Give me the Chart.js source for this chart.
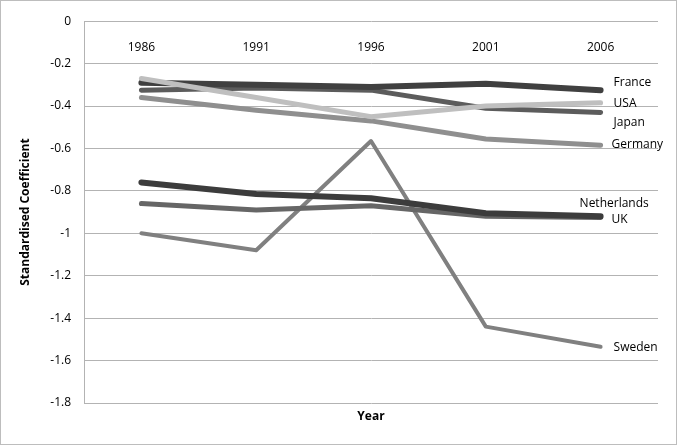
<!DOCTYPE html>
<html>
<head>
<meta charset="utf-8">
<script src="https://cdn.jsdelivr.net/npm/chart.js@4.4.0/dist/chart.umd.min.js"></script>
<style>
  html, body { margin: 0; padding: 0; background: #fff; }
  #wrap { width: 677px; height: 445px; box-sizing: border-box; border: 1px solid #bdbdbd; }
  canvas { display: block; }
</style>
</head>
<body>
<div id="wrap"><canvas id="chart" width="675" height="443"></canvas></div>
<script>
// Data
const years = ['1986', '1991', '1996', '2001', '2006'];
const countries = ['USA', 'France', 'Netherlands', 'Japan', 'UK', 'Germany', 'Sweden'];
const usa = [-0.27, -0.36, -0.45, -0.40, -0.385];
const france = [-0.29, -0.30, -0.31, -0.295, -0.325];
const netherlands = [-0.76, -0.815, -0.835, -0.905, -0.92];
const japan = [-0.325, -0.315, -0.325, -0.41, -0.43];
const uk = [-0.86, -0.89, -0.87, -0.92, -0.925];
const germany = [-0.36, -0.42, -0.47, -0.555, -0.585];
const sweden = [-1.0, -1.08, -0.565, -1.44, -1.535];

// Styles
const seriesValues = [usa, france, netherlands, japan, uk, germany, sweden];
const colors = ['#bfbfbf', '#404040', '#3c3c3c', '#5c5c5c', '#666666', '#8f8f8f', '#808080'];
const widths = [5, 6, 6, 5, 5, 5, 4];
// label offsets from the last point (px)
const labelOffsets = [[13, 1], [13, -8], [-21, -13], [13, 10], [11, 2], [11, -1], [13, 1]];

const datasets = countries.map((name, i) => ({
    label: name,
    data: seriesValues[i],
    borderColor: colors[i],
    backgroundColor: colors[i],
    borderWidth: widths[i],
    borderCapStyle: 'round',
    borderJoinStyle: 'round',
    pointRadius: 0,
    tension: 0,
    fill: false
}));

const FONT = '"Open Sans", "DejaVu Sans", sans-serif';

const endLabels = {
    id: 'endLabels',
    afterDatasetsDraw(chart) {
        const ctx = chart.ctx;
        ctx.save();
        ctx.font = '12px ' + FONT;
        ctx.fillStyle = '#000';
        ctx.textAlign = 'left';
        ctx.textBaseline = 'middle';
        chart.data.datasets.forEach((ds, i) => {
            const pt = chart.getDatasetMeta(i).data[ds.data.length - 1];
            ctx.fillText(ds.label, pt.x + labelOffsets[i][0], pt.y + labelOffsets[i][1]);
        });
        // x axis title
        ctx.font = 'bold 12px ' + FONT;
        ctx.textAlign = 'center';
        const a = chart.chartArea;
        ctx.fillText('Year', (a.left + a.right) / 2, a.bottom + 14);
        ctx.restore();
    }
};

new Chart(document.getElementById('chart'), {
    type: 'line',
    data: { labels: years, datasets: datasets },
    options: {
        responsive: false,
        animation: false,
        layout: { padding: { left: 0, top: 16, right: 18, bottom: 41 } },
        plugins: {
            legend: { display: false },
            tooltip: { enabled: false }
        },
        scales: {
            x: {
                position: { y: 0 },
                offset: true,
                grid: { display: false, drawTicks: false },
                border: { display: false },
                ticks: { color: '#000', padding: 19, font: { family: FONT, size: 12 } }
            },
            y: {
                min: -1.8,
                max: 0,
                ticks: {
                    stepSize: 0.2,
                    color: '#000',
                    padding: 13,
                    font: { family: FONT, size: 12 },
                    callback: v => String(Math.round(v * 10) / 10)
                },
                grid: { color: '#b3b3b3', lineWidth: 1, drawTicks: false },
                border: { display: true, color: '#b3b3b3' },
                title: {
                    display: true,
                    text: 'Standardised Coefficient',
                    color: '#000',
                    font: { family: FONT, size: 12, weight: 'bold' },
                    padding: { top: 17, bottom: 0 }
                },
                afterFit(scale) { scale.width = 83; }
            }
        }
    },
    plugins: [endLabels]
});
</script>
</body>
</html>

# Instructions to follow:
Return the material line for line, from its beginning to the line that contains "const sweden = [-1.0, -1.08, -0.565, -1.44, -1.535];", with the pictures left out.

# Solution below:
Give me the Chart.js source for this chart.
<!DOCTYPE html>
<html>
<head>
<meta charset="utf-8">
<script src="https://cdn.jsdelivr.net/npm/chart.js@4.4.0/dist/chart.umd.min.js"></script>
<style>
  html, body { margin: 0; padding: 0; background: #fff; }
  #wrap { width: 677px; height: 445px; box-sizing: border-box; border: 1px solid #bdbdbd; }
  canvas { display: block; }
</style>
</head>
<body>
<div id="wrap"><canvas id="chart" width="675" height="443"></canvas></div>
<script>
// Data
const years = ['1986', '1991', '1996', '2001', '2006'];
const countries = ['USA', 'France', 'Netherlands', 'Japan', 'UK', 'Germany', 'Sweden'];
const usa = [-0.27, -0.36, -0.45, -0.40, -0.385];
const france = [-0.29, -0.30, -0.31, -0.295, -0.325];
const netherlands = [-0.76, -0.815, -0.835, -0.905, -0.92];
const japan = [-0.325, -0.315, -0.325, -0.41, -0.43];
const uk = [-0.86, -0.89, -0.87, -0.92, -0.925];
const germany = [-0.36, -0.42, -0.47, -0.555, -0.585];
const sweden = [-1.0, -1.08, -0.565, -1.44, -1.535];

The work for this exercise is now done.